La Revelación es progresiva y este principio parece cumplirse también cuando centramos nuestra atención en el trato que Dios quiere que tengamos con nuestros semejantes.
Adán y Eva, embaucados por la serpiente, se apartan del mandamiento del Creador y, con ello, se introduce una ruptura en el corazón de ambos. Antes del pecado, vivían en armonía la vocación para la que habían sido creados; después del pecado, el otro ya no es alguien que me complementa, sino que, por la desconfianza sembrada a causa del pecado, ahora el otro puede ser una amenaza contra mi integridad: es necesario cubrirse.
La mecha del mal ha sido prendida, y el pecado cunde entre los hombres, hasta el punto que podemos llegar a las luchas fratricidas. Como siempre, el Señor sale al encuentro del hombre, y reconduce lo que el pecado ha torcido. Sin embargo, las cosas que verdaderamente merecen la pena, no suelen ser tarea fácil. Y ésta es una de ellas.
Ante una humanidad sumida en el mal y el pecado, una humanidad rápida para la ira y pobre en clemencia, la ley del Talión del Antiguo Testamento (Ex 21, 24-25) suponía un avance importante, pues actuaba a modo de freno ante el mal: permitía que la respuesta de la víctima fuera proporcional al daño causado por el agresor. Esto, repito, era un avance.
Sin embargo, para un Dios misericordioso, la Ley del Talión como criterio de comportamiento que regule las relaciones de los miembros de un pueblo, es algo sólo inicial.
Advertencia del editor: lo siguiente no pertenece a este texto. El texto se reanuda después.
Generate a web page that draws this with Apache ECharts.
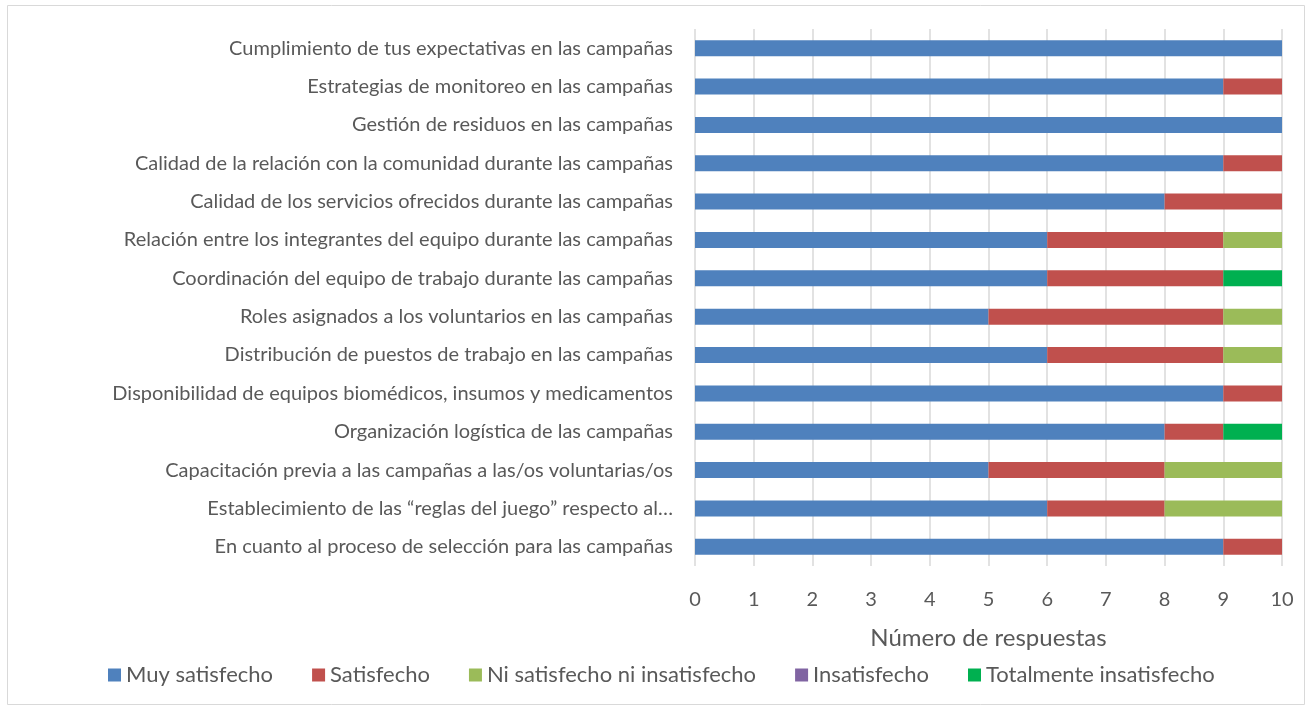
<!DOCTYPE html>
<html>
<head>
<meta charset="utf-8">
<script src="https://cdn.jsdelivr.net/npm/echarts@6/dist/echarts.min.js"></script>
<style>
html, body { margin: 0; padding: 0; background: #fff; }
#chart1 { width: 1312px; height: 713px; }
</style>
</head>
<body>
<div id="chart1"></div>
<script>
// categories, bottom to top (as the category axis draws them)
var categories = [
    'En cuanto al proceso de selección para las campañas',
    'Establecimiento de las “reglas del juego” respecto al…',
    'Capacitación previa a las campañas a las/os voluntarias/os',
    'Organización logística de las campañas',
    'Disponibilidad de equipos biomédicos, insumos y medicamentos',
    'Distribución de puestos de trabajo en las campañas',
    'Roles asignados a los voluntarios en las campañas',
    'Coordinación del equipo de trabajo durante las campañas',
    'Relación entre los integrantes del equipo durante las campañas',
    'Calidad de los servicios ofrecidos durante las campañas',
    'Calidad de la relación con la comunidad durante las campañas',
    'Gestión de residuos en las campañas',
    'Estrategias de monitoreo en las campañas',
    'Cumplimiento de tus expectativas en las campañas'
];
var muySatisfecho   = [9, 6, 5, 8, 9, 6, 5, 6, 6, 8, 9, 10, 9, 10];
var satisfecho      = [1, 2, 3, 1, 1, 3, 4, 3, 3, 2, 1, 0, 1, 0];
var niSatisfecho    = [0, 2, 2, 0, 0, 1, 1, 0, 1, 0, 0, 0, 0, 0];
var insatisfecho    = [0, 0, 0, 0, 0, 0, 0, 0, 0, 0, 0, 0, 0, 0];
var totalmenteInsat = [0, 0, 0, 1, 0, 0, 0, 1, 0, 0, 0, 0, 0, 0];
var seriesNames = ['Muy satisfecho', 'Satisfecho', 'Ni satisfecho ni insatisfecho', 'Insatisfecho', 'Totalmente insatisfecho'];
var xTicks = [0, 10, 1]; // min, max, interval

var font = 'Lato, "Open Sans", sans-serif';
var textColor = '#595959';

var Chart1 = echarts.init(document.getElementById('chart1'));

function makeSeries(name, data) {
    return {
        name: name,
        type: 'bar',
        stack: 'total',
        barWidth: 16,
        data: data
    };
}

var option1 = {
    animation: false,
    color: ['#4F81BD', '#C0504D', '#9BBB59', '#8064A2', '#00B050'],
    textStyle: { fontFamily: font },
    graphic: [{
        type: 'rect',
        shape: { x: 7.5, y: 5.5, width: 1297, height: 699 },
        style: { fill: 'none', stroke: '#d9d9d9', lineWidth: 1 },
        silent: true
    }],
    grid: {
        top: 29,
        left: 695,
        right: 30,
        bottom: 147
    },
    legend: {
        data: seriesNames,
        bottom: 22,
        left: 103,
        icon: 'rect',
        itemWidth: 13,
        itemHeight: 13,
        itemGap: 39,
        textStyle: { fontSize: 22, color: textColor, fontFamily: font }
    },
    xAxis: {
        type: 'value',
        min: xTicks[0],
        max: xTicks[1],
        interval: xTicks[2],
        name: 'Número de respuestas',
        nameLocation: 'middle',
        nameGap: 60,
        nameTextStyle: { fontSize: 24, color: textColor, fontFamily: font },
        axisLine: { show: false },
        axisTick: { show: false },
        axisLabel: { fontSize: 20, color: textColor, margin: 24, fontFamily: font },
        splitLine: { lineStyle: { color: '#d9d9d9', width: 1.5 } }
    },
    yAxis: {
        type: 'category',
        data: categories,
        axisLine: { show: false },
        axisTick: { show: false },
        axisLabel: { fontSize: 20, color: textColor, margin: 22, fontFamily: font }
    },
    series: [
        makeSeries(seriesNames[0], muySatisfecho),
        makeSeries(seriesNames[1], satisfecho),
        makeSeries(seriesNames[2], niSatisfecho),
        makeSeries(seriesNames[3], insatisfecho),
        makeSeries(seriesNames[4], totalmenteInsat)
    ]
};

Chart1.setOption(option1);
</script>
</body>
</html>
Con el Nuevo Testamento se da un paso más: la conocida como “Regla de Oro”, que nos propone Cristo en el Evangelio de hoy (Lc 6,31) supone una revolución nunca antes vista. El amor ha de ser concreto y palpable, que decante en el día a día en pequeños gestos que pongan de manifiesto su veracidad; y que llegue, si se diera el caso, a amar incluso a los que nos quieren mal. Pues si no es así, ¿Qué mérito tenéis? También los pecadores aman a quienes les aman. Tarea exigente que nos pide dar lo mejor de nosotros mismos…
Sin embargo, la regla de oro tiene una objeción importante que no debemos pasar por alto, y por supuesto, a Jesús no se le pasó. En la regla de oro la persona se concibe como la medida del amor: Tratad a los demás como queréis que ellos os traten a vosotros. En este punto la pregunta es: ¿Cómo puede constituirse el hombre como la medida del amor, si tantas veces experimentamos que no sabemos querernos ni a nosotros mismos? Esa “Revelación progresiva” que va haciendo Dios con su pueblo, esa pedagogía que tiene el Señor con sus discípulos, llega a su plenitud con el Mandamiento Nuevo de la última cena (Jn 13, 34).
Sólo Dios, que es amor (1Jn 4,8), puede ser la medida del amor. ¿En qué consiste la medida del amor? En palabras de la Madre Teresa de Calcuta, en el amor sin medida; dicho de otro modo, en la entrega de la propia vida, como hizo justamente Cristo por nosotros. En el exigente Evangelio de este domingo, Cristo ya está preparando a sus discípulos para esta misión…
Y así, el Mandamiento Nuevo revelado con Cristo, es el auténtico criterio de comportamiento capaz de generar y construir relaciones personales auténticamente “nuevas”; capaz de levantar y construir pueblos hermanos; capaz de hacernos hijos de un mismo Padre.